▼

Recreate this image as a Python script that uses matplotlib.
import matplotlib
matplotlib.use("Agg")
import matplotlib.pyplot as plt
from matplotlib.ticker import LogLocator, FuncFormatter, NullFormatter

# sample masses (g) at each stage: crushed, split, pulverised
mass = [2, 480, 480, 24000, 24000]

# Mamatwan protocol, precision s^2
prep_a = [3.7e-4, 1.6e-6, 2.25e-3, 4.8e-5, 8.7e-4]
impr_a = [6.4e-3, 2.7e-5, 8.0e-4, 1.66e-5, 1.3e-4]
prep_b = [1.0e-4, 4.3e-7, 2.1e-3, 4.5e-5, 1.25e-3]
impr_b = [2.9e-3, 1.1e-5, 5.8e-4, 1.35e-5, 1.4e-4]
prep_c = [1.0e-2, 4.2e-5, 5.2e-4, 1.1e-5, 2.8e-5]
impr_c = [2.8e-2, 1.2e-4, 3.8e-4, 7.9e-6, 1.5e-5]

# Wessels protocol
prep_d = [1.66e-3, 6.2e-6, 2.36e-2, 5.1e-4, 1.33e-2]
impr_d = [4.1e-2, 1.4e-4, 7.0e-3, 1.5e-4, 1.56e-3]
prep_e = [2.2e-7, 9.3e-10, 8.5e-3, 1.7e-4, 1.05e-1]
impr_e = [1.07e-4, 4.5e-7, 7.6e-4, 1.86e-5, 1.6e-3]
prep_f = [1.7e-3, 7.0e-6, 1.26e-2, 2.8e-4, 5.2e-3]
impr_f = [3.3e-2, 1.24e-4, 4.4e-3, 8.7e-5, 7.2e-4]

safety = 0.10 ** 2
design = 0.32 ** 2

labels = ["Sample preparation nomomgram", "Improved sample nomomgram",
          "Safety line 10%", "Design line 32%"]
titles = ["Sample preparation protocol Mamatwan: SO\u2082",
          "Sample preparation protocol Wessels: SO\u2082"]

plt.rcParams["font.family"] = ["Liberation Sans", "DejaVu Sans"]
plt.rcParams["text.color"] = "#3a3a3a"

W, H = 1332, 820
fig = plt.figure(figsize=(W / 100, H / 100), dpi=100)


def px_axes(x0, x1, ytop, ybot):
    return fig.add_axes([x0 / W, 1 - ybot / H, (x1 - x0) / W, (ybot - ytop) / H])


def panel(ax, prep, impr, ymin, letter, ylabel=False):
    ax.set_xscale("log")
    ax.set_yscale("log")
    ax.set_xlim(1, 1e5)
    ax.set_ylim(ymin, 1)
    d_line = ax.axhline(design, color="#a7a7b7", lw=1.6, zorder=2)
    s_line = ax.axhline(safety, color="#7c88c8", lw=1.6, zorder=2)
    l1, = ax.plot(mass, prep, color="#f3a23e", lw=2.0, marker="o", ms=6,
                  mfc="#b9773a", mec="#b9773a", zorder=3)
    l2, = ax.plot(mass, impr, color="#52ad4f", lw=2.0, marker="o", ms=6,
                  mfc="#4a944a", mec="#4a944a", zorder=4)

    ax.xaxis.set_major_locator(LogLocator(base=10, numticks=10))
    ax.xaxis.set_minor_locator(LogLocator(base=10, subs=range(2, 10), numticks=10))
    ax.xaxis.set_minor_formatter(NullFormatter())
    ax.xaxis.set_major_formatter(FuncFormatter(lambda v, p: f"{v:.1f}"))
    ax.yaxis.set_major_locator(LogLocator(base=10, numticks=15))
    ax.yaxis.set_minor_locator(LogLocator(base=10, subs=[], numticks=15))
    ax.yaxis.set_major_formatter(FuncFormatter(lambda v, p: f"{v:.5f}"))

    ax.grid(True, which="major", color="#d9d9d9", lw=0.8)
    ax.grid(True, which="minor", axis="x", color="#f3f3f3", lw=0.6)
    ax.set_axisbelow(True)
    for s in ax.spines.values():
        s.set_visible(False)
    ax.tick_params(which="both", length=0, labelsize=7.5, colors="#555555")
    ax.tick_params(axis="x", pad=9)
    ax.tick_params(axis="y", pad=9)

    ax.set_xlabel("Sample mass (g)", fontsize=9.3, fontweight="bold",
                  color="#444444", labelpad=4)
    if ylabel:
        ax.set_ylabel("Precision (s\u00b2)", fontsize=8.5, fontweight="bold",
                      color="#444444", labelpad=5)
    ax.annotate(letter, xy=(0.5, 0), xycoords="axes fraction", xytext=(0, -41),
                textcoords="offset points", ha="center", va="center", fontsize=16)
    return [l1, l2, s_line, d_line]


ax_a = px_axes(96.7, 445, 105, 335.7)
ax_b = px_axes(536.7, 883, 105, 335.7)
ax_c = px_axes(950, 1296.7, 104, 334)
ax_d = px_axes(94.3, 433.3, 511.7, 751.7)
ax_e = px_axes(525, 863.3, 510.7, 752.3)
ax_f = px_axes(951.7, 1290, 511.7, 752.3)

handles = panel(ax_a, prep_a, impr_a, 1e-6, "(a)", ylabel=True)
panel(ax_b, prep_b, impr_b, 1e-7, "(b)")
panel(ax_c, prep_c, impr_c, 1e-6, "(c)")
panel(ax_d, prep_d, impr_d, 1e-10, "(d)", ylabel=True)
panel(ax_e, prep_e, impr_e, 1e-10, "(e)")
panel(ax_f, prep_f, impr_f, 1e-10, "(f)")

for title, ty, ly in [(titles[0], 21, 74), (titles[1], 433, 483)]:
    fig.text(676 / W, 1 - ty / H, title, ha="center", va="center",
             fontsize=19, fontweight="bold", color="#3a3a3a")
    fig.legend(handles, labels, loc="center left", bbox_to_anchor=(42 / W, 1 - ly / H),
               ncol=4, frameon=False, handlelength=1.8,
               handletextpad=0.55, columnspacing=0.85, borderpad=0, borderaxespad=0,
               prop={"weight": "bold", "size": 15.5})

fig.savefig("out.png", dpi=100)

▲

How many lines in the listing above contain the string "matplotlib"? Answer with the number only.

5